Since the release of "13 Reasons Why" on Netflix, the internet has gone completely nuts. Personally, I read the book when I was younger, so of course I was excited when the show came out. And to my expectations, it was very similar to how I imagined the book to be represented. Sadly, people took offense to this show and all it stands for.
No two people view the world in the same way. I could read a poem and interpret the most mood lifting story, while another classmate could read it as upsetting. I did not see this show as making me want to go back and go through with suicide. I viewed this show as a reality for some people. We do not get to hear Hannah after she kills herself, only before. We do not get to hear her feelings after she passes. This show does not glorify suicide to me. I see this show as a harsh truth. Each case is different than the next, but at the end of the day, some people do not get the guidance they need to find happiness. As a girl who was suicidal herself and had attempted before, here's MY story.
Transitioning into college was one of the hardest things I have ever had to do. Most people leave their main friend groups and go off knowing they'll be there when they come home for breaks, but not me. I never had that "core" friend group that I knew would always be there. Yes, I had my very best friends, but even still, I felt completely alone. I was not myself freshman year. I was moody, selfish, and very controlling. Everything needed to go my way all of the time.
Rolling into sophomore year, I started the year off with a boyfriend. Being together all summer, he fell in love with the wrong me. I was not myself and never really knew how to find my way back. That is until he caught me trying to hurt myself, and really, hurt myself. (Which I still regret to this day, and I am sorry) The whole next day, sitting in the psych ward on campus, I have never felt more alone in my life. But in that moment, when I really did want it all to end, I realized, I didn't want my life to end. I wanted the PAIN to end. These are two completely different things. So there are 13 reasons why not to go through with suicide I can easily give anyone thinking of suicide right now:
1. Life is not pain.
Life and pain are two different things. Life is beautiful. Pain is temporary.
2. Without the bitter, the sweet wouldn't be as sweet.
Not saying that all people go through the same levels of stress, bullying, or hard times, but these bad times make even the shortest of good times even better.
3. You are not the only person who has ever felt this way.
There have been plenty of singers, actresses, sports icons, etc. who have spoken up about their depression. Heck, the person next to you could be depressed too and you wouldn't even know it. But know this, you aren't the only one going through this. You have people who know how you are feeling, find them, and confide in them.

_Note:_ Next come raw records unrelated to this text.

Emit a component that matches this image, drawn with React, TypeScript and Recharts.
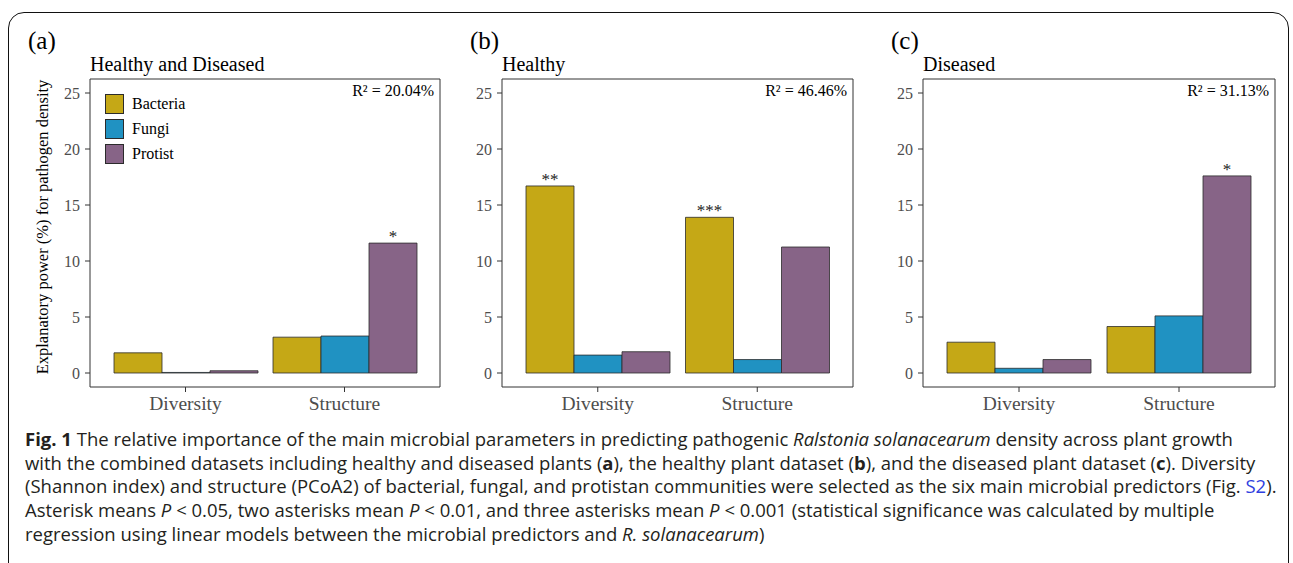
import { BarChart, Bar, XAxis, YAxis, LabelList } from 'recharts'

const categories = ['Diversity', 'Structure']
const yTicks = [0, 5, 10, 15, 20, 25]
const yDomain: [number, number] = [-1.25, 26.25]

const series = [
  { key: 'bacteria', name: 'Bacteria', color: '#C5A816' },
  { key: 'fungi', name: 'Fungi', color: '#2092C2' },
  { key: 'protist', name: 'Protist', color: '#876487' },
]

// (a) healthy and diseased
const allBacteria = [1.8, 3.2]
const allFungi = [0.05, 3.3]
const allProtist = [0.2, 11.6]
const allBacteriaSig = ['', '']
const allFungiSig = ['', '']
const allProtistSig = ['', '*']

// (b) healthy
const healthyBacteria = [16.7, 13.9]
const healthyFungi = [1.6, 1.2]
const healthyProtist = [1.9, 11.25]
const healthyBacteriaSig = ['**', '***']
const healthyFungiSig = ['', '']
const healthyProtistSig = ['', '']

// (c) diseased
const diseasedBacteria = [2.75, 4.15]
const diseasedFungi = [0.42, 5.1]
const diseasedProtist = [1.2, 17.6]
const diseasedBacteriaSig = ['', '']
const diseasedFungiSig = ['', '']
const diseasedProtistSig = ['', '*']

const serif = '"Liberation Serif", "Times New Roman", serif'
const sans = '"Open Sans", "Noto Sans", sans-serif'
const axisGrey = '#333333'
const tickGrey = '#4d4d4d'

interface PanelProps {
  tag: string
  title: string
  r2: string
  boxLeft: number
  boxWidth: number
  bacteria: number[]
  fungi: number[]
  protist: number[]
  sig: string[][]
  legend?: boolean
  yLabel?: string
}

function Panel({ tag, title, r2, boxLeft, boxWidth, bacteria, fungi, protist, sig, legend, yLabel }: PanelProps) {
  const rows = categories.map((cat, i) => ({
    cat,
    bacteria: bacteria[i],
    fungi: fungi[i],
    protist: protist[i],
    bacteriaSig: sig[0][i],
    fungiSig: sig[1][i],
    protistSig: sig[2][i],
  }))
  const chartLeft = boxLeft - 90

  return (
    <>
      <div style={{ position: 'absolute', left: boxLeft - (legend ? 62 : 32), top: 28, fontFamily: serif, fontSize: 25, lineHeight: '25px' }}>
        {tag}
      </div>
      <div style={{ position: 'absolute', left: boxLeft, top: 54, fontFamily: serif, fontSize: 20, lineHeight: '20px' }}>
        {title}
      </div>
      <div style={{ position: 'absolute', left: chartLeft, top: 0 }}>
        <BarChart
          width={boxWidth + 100}
          height={420}
          data={rows}
          margin={{ top: 78, right: 9, bottom: 32, left: 89 }}
          barCategoryGap={8}
          barGap={0}
        >
          <XAxis
            xAxisId="x"
            dataKey="cat"
            height={1}
            interval={0}
            padding={{ left: 16, right: 16 }}
            axisLine={{ stroke: axisGrey }}
            tickLine={{ stroke: axisGrey }}
            tickSize={5}
            tickMargin={4}
            tick={{ fill: tickGrey, fontSize: 19.5, fontFamily: serif }}
          />
          <XAxis
            xAxisId="top"
            orientation="top"
            dataKey="cat"
            height={1}
            tick={false}
            tickLine={false}
            axisLine={{ stroke: axisGrey }}
          />
          <YAxis
            yAxisId="y"
            width={1}
            type="number"
            domain={yDomain}
            ticks={yTicks}
            allowDataOverflow
            axisLine={{ stroke: axisGrey }}
            tickLine={{ stroke: axisGrey }}
            tickSize={5}
            tickMargin={5}
            tick={{ fill: tickGrey, fontSize: 16, fontFamily: serif }}
          />
          <YAxis
            yAxisId="right"
            orientation="right"
            width={1}
            type="number"
            domain={yDomain}
            allowDataOverflow
            tick={false}
            tickLine={false}
            axisLine={{ stroke: axisGrey }}
          />
          {series.map((s) => (
            <Bar
              key={s.key}
              xAxisId="x"
              yAxisId="y"
              dataKey={s.key}
              name={s.name}
              fill={s.color}
              stroke="#2b2b2b"
              strokeWidth={0.8}
              isAnimationActive={false}
            >
              <LabelList
                dataKey={`${s.key}Sig`}
                position="top"
                offset={1}
                style={{ fill: '#222', fontSize: 17, fontFamily: serif }}
              />
            </Bar>
          ))}
        </BarChart>
      </div>
      <div
        style={{
          position: 'absolute',
          left: boxLeft,
          width: boxWidth - 6,
          top: 83,
          textAlign: 'right',
          fontFamily: serif,
          fontSize: 16,
          lineHeight: '16px',
        }}
      >
        {r2}
      </div>
      {legend &&
        series.map((s, i) => (
          <div key={s.key} style={{ position: 'absolute', left: boxLeft + 15, top: 94 + i * 25, display: 'flex', alignItems: 'center' }}>
            <div style={{ width: 17, height: 18, background: s.color, border: '1px solid #2b2b2b' }} />
            <span style={{ marginLeft: 8, fontFamily: serif, fontSize: 16 }}>{s.name}</span>
          </div>
        ))}
      {yLabel && (
        <div
          style={{
            position: 'absolute',
            left: 43,
            top: 227,
            transform: 'translate(-50%, -50%) rotate(-90deg)',
            whiteSpace: 'nowrap',
            fontFamily: serif,
            fontSize: 16.5,
            lineHeight: '18px',
          }}
        >
          {yLabel}
        </div>
      )}
    </>
  )
}

const lineStyle = { whiteSpace: 'nowrap' as const, height: 23.7 }

export default function App() {
  return (
    <div style={{ position: 'absolute', left: 0, top: 0, width: 1293, height: 563, overflow: 'hidden', background: '#fff', color: '#000' }}>
      <div
        style={{
          position: 'absolute',
          left: 8,
          top: 12,
          width: 1279,
          height: 600,
          border: '1.5px solid #111',
          borderRadius: 16,
        }}
      />
      <Panel
        tag="(a)"
        title="Healthy and Diseased"
        r2="R² = 20.04%"
        boxLeft={90}
        boxWidth={350}
        bacteria={allBacteria}
        fungi={allFungi}
        protist={allProtist}
        sig={[allBacteriaSig, allFungiSig, allProtistSig]}
        legend
        yLabel="Explanatory power (%) for pathogen density"
      />
      <Panel
        tag="(b)"
        title="Healthy"
        r2="R² = 46.46%"
        boxLeft={502}
        boxWidth={351}
        bacteria={healthyBacteria}
        fungi={healthyFungi}
        protist={healthyProtist}
        sig={[healthyBacteriaSig, healthyFungiSig, healthyProtistSig]}
      />
      <Panel
        tag="(c)"
        title="Diseased"
        r2="R² = 31.13%"
        boxLeft={923}
        boxWidth={352}
        bacteria={diseasedBacteria}
        fungi={diseasedFungi}
        protist={diseasedProtist}
        sig={[diseasedBacteriaSig, diseasedFungiSig, diseasedProtistSig]}
      />
      <div
        style={{
          position: 'absolute',
          left: 25,
          top: 427,
          fontFamily: sans,
          fontSize: 18.5,
          lineHeight: '23.7px',
          color: '#231f20',
        }}
      >
        <div style={lineStyle}>
          <b>Fig. 1</b> The relative importance of the main microbial parameters in predicting pathogenic{' '}
          <i>Ralstonia solanacearum</i> density across plant growth
        </div>
        <div style={lineStyle}>
          with the combined datasets including healthy and diseased plants (<b>a</b>), the healthy plant dataset (<b>b</b>), and the
          diseased plant dataset (<b>c</b>). Diversity
        </div>
        <div style={lineStyle}>
          (Shannon index) and structure (PCoA2) of bacterial, fungal, and protistan communities were selected as the six main
          microbial predictors (Fig. <span style={{ color: '#2f3fe0' }}>S2</span>).
        </div>
        <div style={lineStyle}>
          Asterisk means <i>P</i> &lt; 0.05, two asterisks mean <i>P</i> &lt; 0.01, and three asterisks mean <i>P</i> &lt; 0.001
          (statistical significance was calculated by multiple
        </div>
        <div style={lineStyle}>
          regression using linear models between the microbial predictors and <i>R. solanacearum</i>)
        </div>
      </div>
    </div>
  )
}
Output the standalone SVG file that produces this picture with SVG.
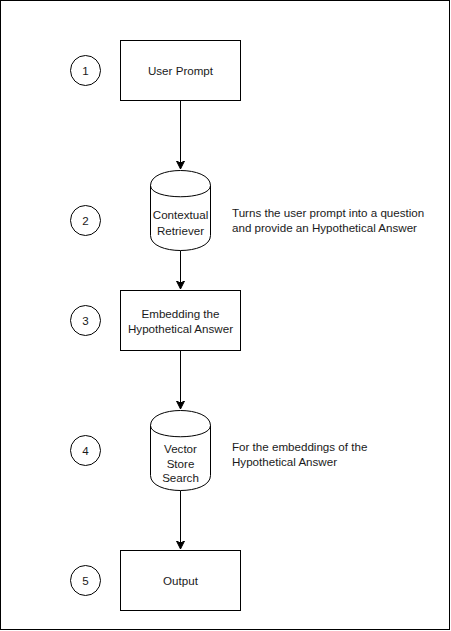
<svg xmlns="http://www.w3.org/2000/svg" width="451" height="631" viewBox="0 0 451 631">
<style>
.shape{fill:#fff;stroke:#000;stroke-width:1}
.line{fill:none;stroke:#000;stroke-width:1}
text{font-family:"Liberation Sans",Arial,Helvetica,sans-serif;font-size:11.6px;fill:#1a1a1a}
.c{text-anchor:middle}
</style>
<defs>
<marker id="arr" markerWidth="10" markerHeight="10" refX="8" refY="4" orient="auto" markerUnits="userSpaceOnUse">
<path d="M0,0 L8,4 L0,8 L2,4 Z" fill="#000" stroke="#000" stroke-width="1"/>
</marker>
</defs>
<rect x="0.5" y="0.5" width="449" height="629" fill="#fff" stroke="#000"/>
<g id="connectors">
<path class="line" d="M180.5,100.5 L180.5,169" marker-end="url(#arr)"/>
<path class="line" d="M180.5,250.5 L180.5,289" marker-end="url(#arr)"/>
<path class="line" d="M180.5,350.5 L180.5,409" marker-end="url(#arr)"/>
<path class="line" d="M180.5,490.5 L180.5,549" marker-end="url(#arr)"/>
</g>
<g id="step1">
<circle class="shape" cx="85.5" cy="70.5" r="15"/>
<text class="c" x="85.5" y="74.5">1</text>
</g>
<g id="step2">
<circle class="shape" cx="85.5" cy="220.5" r="15"/>
<text class="c" x="85.5" y="224.5">2</text>
</g>
<g id="step3">
<circle class="shape" cx="85.5" cy="320.5" r="15"/>
<text class="c" x="85.5" y="324.5">3</text>
</g>
<g id="step4">
<circle class="shape" cx="85.5" cy="450.5" r="15"/>
<text class="c" x="85.5" y="454.5">4</text>
</g>
<g id="step5">
<circle class="shape" cx="85.5" cy="580.5" r="15"/>
<text class="c" x="85.5" y="584.5">5</text>
</g>
<g id="user-prompt">
<rect class="shape" x="120.5" y="40.5" width="120" height="60"/>
<text class="c" x="180.5" y="74.5">User Prompt</text>
</g>
<g id="contextual-retriever">
<path class="shape" d="M150.5,185.5 C150.5,165.5 210.5,165.5 210.5,185.5 L210.5,235.5 C210.5,255.5 150.5,255.5 150.5,235.5 Z"/>
<path class="line" d="M150.5,185.5 C150.5,200.5 210.5,200.5 210.5,185.5"/>
<text class="c" x="180.5" y="219">Contextual</text>
<text class="c" x="180.5" y="234.5">Retriever</text>
</g>
<g id="note-retriever">
<text x="232" y="217">Turns the user prompt into a question</text>
<text x="232" y="232">and provide an Hypothetical Answer</text>
</g>
<g id="embedding">
<rect class="shape" x="120.5" y="290.5" width="120" height="60"/>
<text class="c" x="180.5" y="317.5">Embedding the</text>
<text class="c" x="180.5" y="332.5">Hypothetical Answer</text>
</g>
<g id="vector-store-search">
<path class="shape" d="M150.5,425.5 C150.5,405.5 210.5,405.5 210.5,425.5 L210.5,475.5 C210.5,495.5 150.5,495.5 150.5,475.5 Z"/>
<path class="line" d="M150.5,425.5 C150.5,440.5 210.5,440.5 210.5,425.5"/>
<text class="c" x="180.5" y="453">Vector</text>
<text class="c" x="180.5" y="467.5">Store</text>
<text class="c" x="180.5" y="482">Search</text>
</g>
<g id="note-vector">
<text x="232" y="451">For the embeddings of the</text>
<text x="232" y="466">Hypothetical Answer</text>
</g>
<g id="output">
<rect class="shape" x="120.5" y="550.5" width="120" height="60"/>
<text class="c" x="180.5" y="584.5">Output</text>
</g>
</svg>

4. People will always come and go in your life.
These people who are not helping your internal struggle, these people will not be there in 5 years. Maybe even 2 years. People will come and go in life, and the ones who have been there through it all, they are the ones to stick by and go to for advice.
5. You can't fight pain with pain.
Just like you can't fight fire with more fire. If you fight pain with more pain, you just create pain for everyone. There will be people who would never want to see you hurt, don't hurt them.
6. Happiness is not a destination.
No one is always happy. Happiness is something that you need to teach yourself. It will take time to learn, but so did everything else. And once someone finds happiness, there will still be hard times throughout that happiness. One rainy day shouldn't ruin your sunny week.
7. You make people happy, even if you do not think you do, you DO.
Even if they don't tell you to your face, you make someone happy. Don't take their happiness away, share it.
8. Rising above feels a whole lot better than sinking.
Feeling like everyone is out to get you, feeling like no one cares if you are here or not, those people are so incredibly wrong. When you rise above someone, showing them how much you are worth, it is the best damn feeling in the world.
9. People change.
The kid who never has one nice thing to say about you has a chance of changing. I have had the privilege to watch the people who have bullied me in the past grow into pretty mature adults, regretting what they had done. People won't always be mean, but sometimes they will, it's up to you to stick around and see.
10. You have the chance to prove people wrong.
Those bullies you still think won't ever become nice? Prove them wrong. No one has the right to tell you how to live your life. So live it. LIVE.
11. There are outlets.
You have the resources (therapists, doctors, family) out there to figure out why you feel the way you feel. They are there for a reason, to help you. These outlets help to find the real you, the hopeful you, go to them.
12. Write. Write. Write.
Write how you are feeling. Write how you are feeling every single chance you get. Then write why. Will this matter 2 years down the road? 5? No. So why let it affect the rest of your life.
13. I hate to be a cliche but yes, it does get better.
No, I did not come out of my first session of medication and first therapist visit feeling completely better. It took time, and a lot of it. Depression is something that may never fully be "healed", I am still healing. But man, does life get better.
If you or anyone you know have thoughts of hurting themselves or someone else, please call 1-800-273-8255.